Under pressure from shareholders unhappy with its recent performance, BT Group plc (NYSE: BT; London: BTA) announced Patterson's departure just last week. He will continue in the CEO role at the former state-owned UK monopoly until BT has identified a successor in the second half of this year. (See BT's Next CEO: The Candidates and BT Waves Goodbye to Gorgeous Gavin.)
Answering questions from Light Reading at today's TechXLR8 event in London, Patterson said it was "too early" to comment on his future plans, describing his five-year stint in the BT hot seat as "a typical tenure for a BT CEO."
"It is a challenging and enjoyable job but also pretty relentless," Patterson told Light Reading. "I think I pass the business on in a good state."
"We've made some important moves," Patterson continued. "The acquisition of EE was the most important in the last few years and we've now set out a strategy for the next few years to address the efficiency challenges of the business but also to invest in new networks and convergence, which is pivotal to the future of the business."
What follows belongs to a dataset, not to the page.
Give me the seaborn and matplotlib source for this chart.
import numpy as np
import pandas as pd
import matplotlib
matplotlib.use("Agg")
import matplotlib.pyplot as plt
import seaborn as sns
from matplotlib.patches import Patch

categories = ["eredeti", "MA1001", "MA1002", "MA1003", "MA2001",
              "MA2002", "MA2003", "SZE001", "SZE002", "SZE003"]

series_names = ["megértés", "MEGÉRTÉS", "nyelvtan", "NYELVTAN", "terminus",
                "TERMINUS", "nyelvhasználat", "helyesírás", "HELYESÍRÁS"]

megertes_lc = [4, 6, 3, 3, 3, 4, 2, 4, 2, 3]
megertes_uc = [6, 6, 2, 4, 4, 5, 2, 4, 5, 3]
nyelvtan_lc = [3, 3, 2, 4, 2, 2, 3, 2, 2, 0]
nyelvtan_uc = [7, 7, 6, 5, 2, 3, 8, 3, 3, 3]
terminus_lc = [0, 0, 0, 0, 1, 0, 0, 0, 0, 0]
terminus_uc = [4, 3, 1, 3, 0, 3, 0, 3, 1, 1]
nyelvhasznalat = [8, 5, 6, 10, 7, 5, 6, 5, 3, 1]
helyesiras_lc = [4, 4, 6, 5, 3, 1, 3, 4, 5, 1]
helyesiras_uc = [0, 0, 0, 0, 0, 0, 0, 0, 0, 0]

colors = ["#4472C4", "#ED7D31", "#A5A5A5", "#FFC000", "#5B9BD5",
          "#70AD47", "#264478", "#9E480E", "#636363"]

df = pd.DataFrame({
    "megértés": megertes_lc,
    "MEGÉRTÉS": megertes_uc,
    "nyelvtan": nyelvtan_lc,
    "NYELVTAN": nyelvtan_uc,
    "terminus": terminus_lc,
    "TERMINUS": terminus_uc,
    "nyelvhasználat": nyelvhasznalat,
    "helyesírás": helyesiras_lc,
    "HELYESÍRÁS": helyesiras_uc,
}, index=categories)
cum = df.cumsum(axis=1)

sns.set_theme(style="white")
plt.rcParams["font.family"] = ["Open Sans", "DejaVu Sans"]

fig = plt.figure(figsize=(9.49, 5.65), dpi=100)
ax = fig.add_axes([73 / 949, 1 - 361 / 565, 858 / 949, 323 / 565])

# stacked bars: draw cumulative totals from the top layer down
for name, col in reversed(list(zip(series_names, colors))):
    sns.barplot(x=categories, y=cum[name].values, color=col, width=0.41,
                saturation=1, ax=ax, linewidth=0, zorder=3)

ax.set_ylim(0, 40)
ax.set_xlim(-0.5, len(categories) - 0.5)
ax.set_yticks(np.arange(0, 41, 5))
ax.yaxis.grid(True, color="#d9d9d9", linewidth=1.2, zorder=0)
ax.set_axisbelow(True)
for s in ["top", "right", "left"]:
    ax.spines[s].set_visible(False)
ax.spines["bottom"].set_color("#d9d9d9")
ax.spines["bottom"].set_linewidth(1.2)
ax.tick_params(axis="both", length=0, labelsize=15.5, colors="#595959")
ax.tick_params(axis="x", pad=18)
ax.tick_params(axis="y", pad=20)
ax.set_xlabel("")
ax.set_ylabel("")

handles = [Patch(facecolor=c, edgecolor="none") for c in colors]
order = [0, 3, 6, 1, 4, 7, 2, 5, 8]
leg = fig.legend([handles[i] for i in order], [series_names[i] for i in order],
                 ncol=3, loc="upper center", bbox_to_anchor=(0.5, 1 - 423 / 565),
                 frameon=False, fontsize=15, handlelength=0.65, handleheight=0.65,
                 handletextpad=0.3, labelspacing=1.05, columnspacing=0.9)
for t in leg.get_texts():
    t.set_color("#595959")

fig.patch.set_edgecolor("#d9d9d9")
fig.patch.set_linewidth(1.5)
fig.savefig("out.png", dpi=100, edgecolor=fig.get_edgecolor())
BT's £12.5 billion ($16.7 billion) takeover of EE in early 2016 has given the operator mobile as well as fixed-line capabilities, and a major platform for the launch of "converged" offerings that use both.
However, the UK operator's share price recently fell to a six-year low amid difficulties in various parts of the BT business. An accounting scandal at the Italian unit of BT's global services business has chewed into profitability, while the consumer business has been losing TV customers despite a controversial multi-billion-dollar investment in sports content. (See BT's Patterson May Be Running Out of Time.)
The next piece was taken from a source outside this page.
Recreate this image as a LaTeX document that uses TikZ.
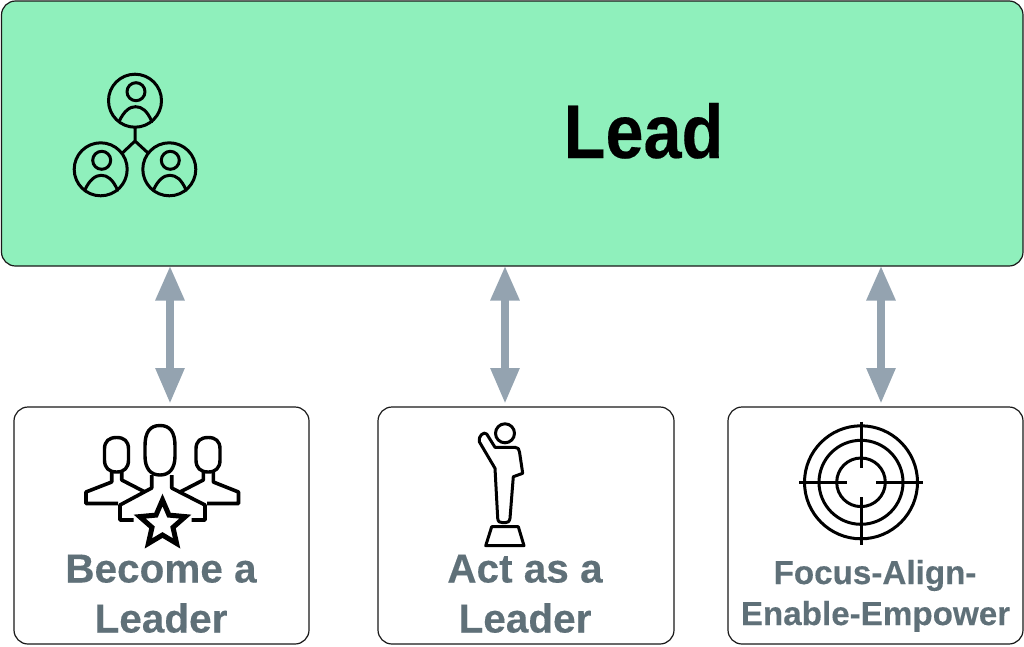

A gloomy outlook in some of BT's public sector and enterprise markets, where some analysts believe the operator is under threat from Internet giants, is a further source of concern.
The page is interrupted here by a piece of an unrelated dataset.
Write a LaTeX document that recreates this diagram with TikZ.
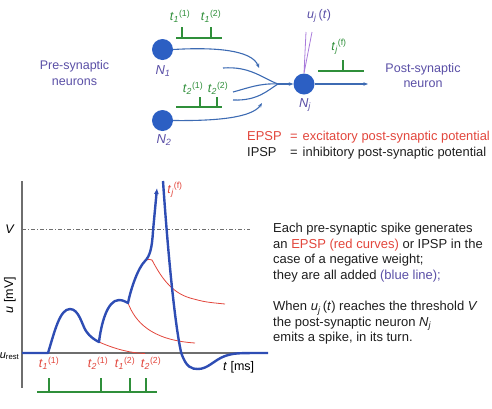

BT has said it will cut 13,000 middle management and back-office jobs to boost profitability. Those cuts will come on top of 4,000 layoffs in back-office functions and at global services, announced under a restructuring plan in May 2017, although BT also plans to hire 6,000 workers for network rollout and customer services. (See BT to Slash 8% of Jobs in Efficiency Drive.)
The operator's last annual report shows that BT's headcount fell by just 600 employees in the last fiscal year, to about 105,800 employees globally.
Ongoing regulatory pressure is another worry for shareholders. Under instructions from UK national regulatory authority Ofcom, BT was last year forced to "legally separate" its Openreach infrastructure business from the rest of the group. The regulator believes this separation will improve conditions for BT's rivals.
But for some investors, the legal separation of Openreach may seem like a troubling step toward a complete spin-off, with some of BT's competitors still arguing the move did not go far enough. (See Vodafone Grills Authorities for UK's 5G Lag.)
Asked what advice he would give to his successor, Patterson said: "Regulation is part and parcel of the job and it ebbs and flows. You have to work with the regulator to create a competitor environment that supports competition at a downstream but also an infrastructure level. My advice would be to embrace that, be part of the solution and make sure that from a BT shareholder perspective you can make a return on whatever you decide to do."
While it has announced Patterson's departure, BT has indicated that it will stick with the strategy he unveiled at the operator's recent earnings update for the last fiscal year.
That includes plans to launch mobile services based on the next-generation 5G standard in 2019, ahead of rivals, and a promise to roll out all-fiber broadband technology for more UK households and businesses, provided regulatory conditions are favorable. (See BT Kicks Off 5G Campaign With Plans for 2019 Launch.)
"We want to put FTTP [fiber-to-the-premises] within reach of 10 million homes by the mid-2020s given the right conditions, and we aim to be the first to launch 5G in the UK in the places where customers need it the most," Patterson told an audience at today's TechXLR8 event.
BT's overriding concern, that like of other European telco incumbents, is that regulatory authorities will force it to provide wholesale services on an all-fiber network at unfavorable rates.
Patterson had little to say about BT's questionable sports strategy during the recent earnings update. Deciding whether to continue splurging billions on soccer rights, and determining the precise role BT plays in the UK's "gigabit" future, will be major considerations for the incoming CEO.